Дуновение из-за кулис. Записки драматурга - стр. 5
И вот когда герои твои вдруг все разом задвигались и заговорили, – бойко, страстно, обходясь без твоих подсказок, – обнаруживается, что не ты ими управляешь, а они тобою, и ты уже наблюдаешь за ними как бы со стороны. Это сладчайший миг твоей жизни! К сожалению, иногда они так и остаются до конца муляжами. Где-то я вычитал (кажется, у Пристли), что работа над пьесой напоминает блуждание человека со свечой в темной комнате, когда, натыкаясь на мебель, он постепенно высвечивает все новые скрытые подробности, пока, наконец, не начинает представлять ее как единое целое. Можно и так сказать. Но это факт, что однажды, в сорок четыре года, имея весьма смутное представление, во что ввязываюсь, я убедил себя, что это блуждание – моё главное дело.
Обещание
Надо сказать, однако, что идея сценического представления, где все происходит по замыслу драматурга, преследовала меня с пятнадцати лет. Изначальной движущей силой, насколько я помню, было тщеславие, жажда чужого, особенно женского внимания. Уильямс называл этот стимул: «Ну, смотрите же на меня!» Да, смотрите, особенно девушки! Ну, а что еще в юности движет нашим пером?

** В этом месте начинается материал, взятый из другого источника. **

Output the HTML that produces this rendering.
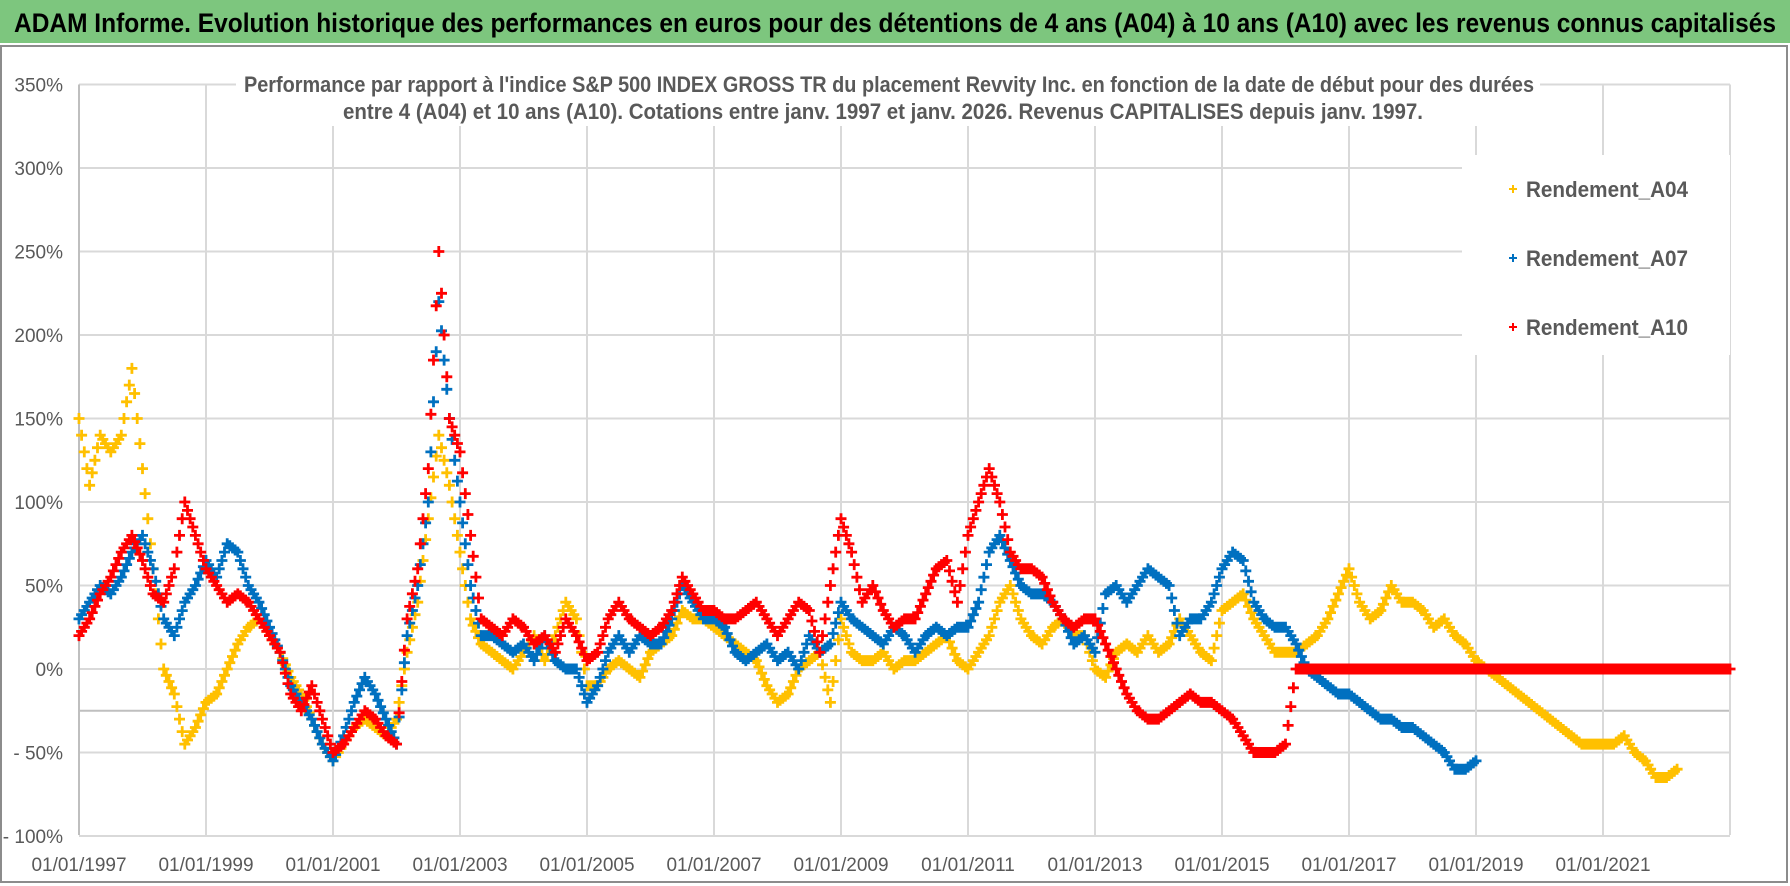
<!DOCTYPE html>
<html><head><meta charset="utf-8"><style>
html,body{margin:0;padding:0;background:#fff;}
svg{display:block;font-family:"Liberation Sans Narrow","Liberation Sans",sans-serif;}
</style></head><body>
<svg id="chart" width="1790" height="886" viewBox="0 0 1790 886" xmlns="http://www.w3.org/2000/svg">
<rect x="0" y="0" width="1790" height="886" fill="#fff"/>
<rect x="0" y="0" width="1790" height="43" fill="#7dc67e"/>
<text x="14" y="32" font-size="27" font-weight="bold" fill="#000" textLength="1762" lengthAdjust="spacingAndGlyphs">ADAM Informe. Evolution historique des performances en euros pour des détentions de 4 ans (A04) à 10 ans (A10) avec les revenus connus capitalisés</text>
<rect x="1" y="46" width="1786" height="836" fill="none" stroke="#8c8c8c" stroke-width="2"/>
<g id="grid"></g>
<g id="axes"></g>
<g id="marks"></g>
<rect x="236" y="64" width="1304" height="62" fill="#fff"/>
<text x="244" y="92" font-size="22" font-weight="bold" fill="#595959" textLength="1290" lengthAdjust="spacingAndGlyphs">Performance par rapport à l'indice S&amp;P 500 INDEX GROSS TR  du placement Revvity Inc. en fonction de la date de début pour des durées</text>
<text x="343" y="119" font-size="22" font-weight="bold" fill="#595959" textLength="1080" lengthAdjust="spacingAndGlyphs">entre 4 (A04) et 10 ans (A10).  Cotations entre janv. 1997 et janv. 2026. Revenus CAPITALISES depuis janv. 1997.</text>
<g>
<rect x="1462" y="155" width="268" height="200" fill="#fff"/>
<g><path d="M1509 189h8M1513 185v8" stroke="#ffc000" stroke-width="2"/><text x="1526" y="197" font-size="22" font-weight="bold" fill="#595959" textLength="162" lengthAdjust="spacingAndGlyphs">Rendement_A04</text></g>
<g><path d="M1509 258h8M1513 254v8" stroke="#0070c0" stroke-width="2"/><text x="1526" y="266" font-size="22" font-weight="bold" fill="#595959" textLength="162" lengthAdjust="spacingAndGlyphs">Rendement_A07</text></g>
<g><path d="M1509 327h8M1513 323v8" stroke="#ff0000" stroke-width="2"/><text x="1526" y="335" font-size="22" font-weight="bold" fill="#595959" textLength="162" lengthAdjust="spacingAndGlyphs">Rendement_A10</text></g>
</g>
</svg>
<script>
const startYear = 1997;
const stepYears = 1/6;
const yTicks = [350,300,250,200,150,100,50,0,-50,-100];
const yTickLabels = ["350%","300%","250%","200%","150%","100%","50%","0%","- 50%","- 100%"];
const xTickYears = [1997,1999,2001,2003,2005,2007,2009,2011,2013,2015,2017,2019,2021];
const xTickLabels = ["01/01/1997","01/01/1999","01/01/2001","01/01/2003","01/01/2005","01/01/2007","01/01/2009","01/01/2011","01/01/2013","01/01/2015","01/01/2017","01/01/2019","01/01/2021"];
const rendementA04 = [
150,110,140,130,140,180,
120,60,0,-15,-45,-35,
-20,-15,0,15,25,30,
20,10,-5,-15,-30,-45,
-55,-45,-35,-30,-35,-40,
-30,10,40,90,140,110,
70,30,15,10,5,0,
10,20,5,20,40,30,
-10,-10,0,5,0,-5,
10,15,20,35,30,30,
25,20,15,10,5,-10,
-20,-15,0,5,10,-20,
30,10,5,5,10,0,
5,5,10,15,20,5,
0,10,20,40,50,30,
20,15,25,30,20,20,
0,-5,10,15,10,20,
10,15,30,20,10,5,
35,40,45,30,20,10,
10,10,15,20,30,45,
60,40,30,35,50,40,
40,35,25,30,20,15,
5,0,-5,-10,-15,-20,
-25,-30,-35,-40,-45,-45,
-45,-45,-40,-50,-55,-65,
-65,-60];
const rendementA07 = [
30,40,50,45,55,70,
80,60,30,20,40,50,
65,55,75,70,50,40,
25,10,-10,-20,-30,-45,
-55,-40,-20,-5,-15,-30,
-45,20,50,100,220,150,
100,50,20,20,15,10,
15,5,20,5,0,0,
-20,-10,10,20,10,20,
15,15,30,50,40,30,
30,25,10,5,10,15,
5,10,0,20,10,15,
40,30,25,20,15,25,
20,10,20,25,20,25,
25,40,70,80,65,50,
45,45,40,30,15,20,
10,45,50,40,50,60,
55,50,20,30,30,40,
60,70,65,40,30,25,
25,15,0,-5,-10,-15,
-15,-20,-25,-30,-30,-35,
-35,-40,-45,-50,-60,-60,
-55];
const rendementA10 = [
20,30,45,55,70,80,
65,45,40,60,100,80,
60,50,40,45,40,30,
20,10,-15,-25,-10,-30,
-50,-45,-35,-25,-30,-40,
-45,30,60,120,250,150,
130,80,30,25,20,30,
25,15,20,10,30,20,
5,10,30,40,30,25,
20,25,35,55,45,35,
35,30,30,35,40,30,
20,30,40,35,10,50,
90,70,40,50,35,25,
30,30,45,60,65,40,
80,100,120,100,70,60,
60,55,40,30,25,30,
30,15,0,-15,-25,-30,
-30,-25,-20,-15,-20,-20,
-25,-30,-40,-50,-50,-50,
-45,0,0,0,0,0,
0,0,0,0,0,0,
0,0,0,0,0,0,
0,0,0,0,0,0,
0,0,0,0,0,0,
0,0,0,0,0,0,
0,0,0,0,0,0,
0];

const NS = "http://www.w3.org/2000/svg";
const plotLeft = 79, plotRight = 1730, plotBottom = 835;
function xScale(year){ return plotLeft + (year - 1997) * 63.5; }
function yScale(v){ return 669 - v * 1.67; }
function mk(tag, attrs, parent){ const e=document.createElementNS(NS,tag); for(const k in attrs) e.setAttribute(k,attrs[k]); parent.appendChild(e); return e; }

const grid = document.getElementById('grid');
yTicks.forEach(v=>{
  const l = mk('line',{x1:plotLeft,x2:plotRight,y1:yScale(v),y2:yScale(v),stroke:'#d9d9d9','stroke-width':2},grid);
  
  
});
const g25 = mk('line',{x1:plotLeft,x2:plotRight,y1:yScale(-25),y2:yScale(-25),stroke:'#bfbfbf','stroke-width':2},grid);


for(let yr=1999; yr<=2023; yr+=2){
  const l = mk('line',{x1:xScale(yr),x2:xScale(yr),y1:yScale(350),y2:plotBottom,stroke:'#d9d9d9','stroke-width':2},grid);
  
  
}
const axes = document.getElementById('axes');
const ya = mk('line',{x1:plotLeft,x2:plotLeft,y1:yScale(350),y2:plotBottom,stroke:'#bfbfbf','stroke-width':2},axes);


yTicks.forEach((v,i)=>{
  const t = mk('text',{x:63,y:yScale(v)+7,'text-anchor':'end','font-size':19,fill:'#595959'},axes);
  t.textContent = yTickLabels[i];
  
  
});
xTickYears.forEach((yr,i)=>{
  const t = mk('text',{x:xScale(yr),y:871,'text-anchor':'middle','font-size':19,fill:'#595959'},axes);
  t.textContent = xTickLabels[i];
  
  
});

const marks = document.getElementById('marks');
function drawSeries(arr, color, name){
  const g = mk('g',{stroke:color,'stroke-width':2.8,fill:'none'},marks);
  
  
  let d = '';
  const plus = (x,y)=>{ d += `M${(x-5.5).toFixed(1)} ${y.toFixed(1)}h11M${x.toFixed(1)} ${(y-5.5).toFixed(1)}v11`; };
  for(let i=0;i<arr.length;i++){
    const x = xScale(startYear + i*stepYears), y = yScale(arr[i]);
    plus(x,y);
    if(i+1<arr.length){
      const x2 = xScale(startYear + (i+1)*stepYears), y2 = yScale(arr[i+1]);
      for(let k=1;k<4;k++){ const f=k/4; plus(x+(x2-x)*f, y+(y2-y)*f); }
    }
  }
  const p = mk('path',{d:d},g);
  
  
}
drawSeries(rendementA04,'#ffc000','series-rendement-a04');
drawSeries(rendementA07,'#0070c0','series-rendement-a07');
drawSeries(rendementA10,'#ff0000','series-rendement-a10');
</script>
</body></html>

Как-то мой школьный друг Костя Тебелев позвал меня на занятия драмкружка в соседнюю женскую школу, где он блистал на первых ролях. Шли репетиции водевиля Крылова «Урок дочкам» – был самый разгар борьбы с низкопоклонством перед Западом. На сцене манерничали барышни в длинных платьях, уродуя великий русский язык чудовищными галицизмами, среди них метался Костя и, то простирая руки, то прикладывая к груди, умолял их не делать этого. На сцену из зала время от времени вспрыгивал черноусый молодой человек и преувеличенно громко объяснял, как следует двигаться и говорить, а как не следует. Звучали новые для меня слова – «реплика», «мизансцена». Это был руководитель кружка Илья Туричин, впоследствии мой хороший приятель.
Появившись в этой богемной компании, я первое время болтался неприкаянно, так как с трудом представлял себя в какой-либо роли на сцене. Меня одолевала болезненная застенчивость, к тому же в ответственные минуты мне отказывала память. Ни исполнительницам ролей, которые мне, конечно, понравились, ни режиссеру не было до меня никакого дела и, дожидаясь Костю, я мучительно обдумывал способ, которым смогу обратить на себя внимание. И я решил написать пьесу для кружка.
В тот же вечер я взял чистую тетрадь в линейку и начал писать. Дело происходило в лесу. У костра сидели партизаны. Командир сообщил, что в их ряды проник враг. Девушка разоблачает врага. Им оказался ее возлюбленный. Не перестаю удивляться, как мне, восьмикласснику, могло прийти такое в голову. Впрочем, это был литературный штамп, разгуливавший по сценам и книгам, своего рода постулат официальной морали и этики: тот, кто всех ближе, может оказаться и всех злонамереннее. (Смотри, например, «Сказку» Михаила Светлова.) Вся пьеса умещалась в одной тетрадке. Косте она понравилась, но Илья сказал, что сюжет страдает схематизмом и характеры не проработаны, а вот если я хочу быть полезным кружку, то есть пока еще не занятая роль Нила в отрывке из пьесы «Мещане», которую я могу начать разучивать хоть сегодня.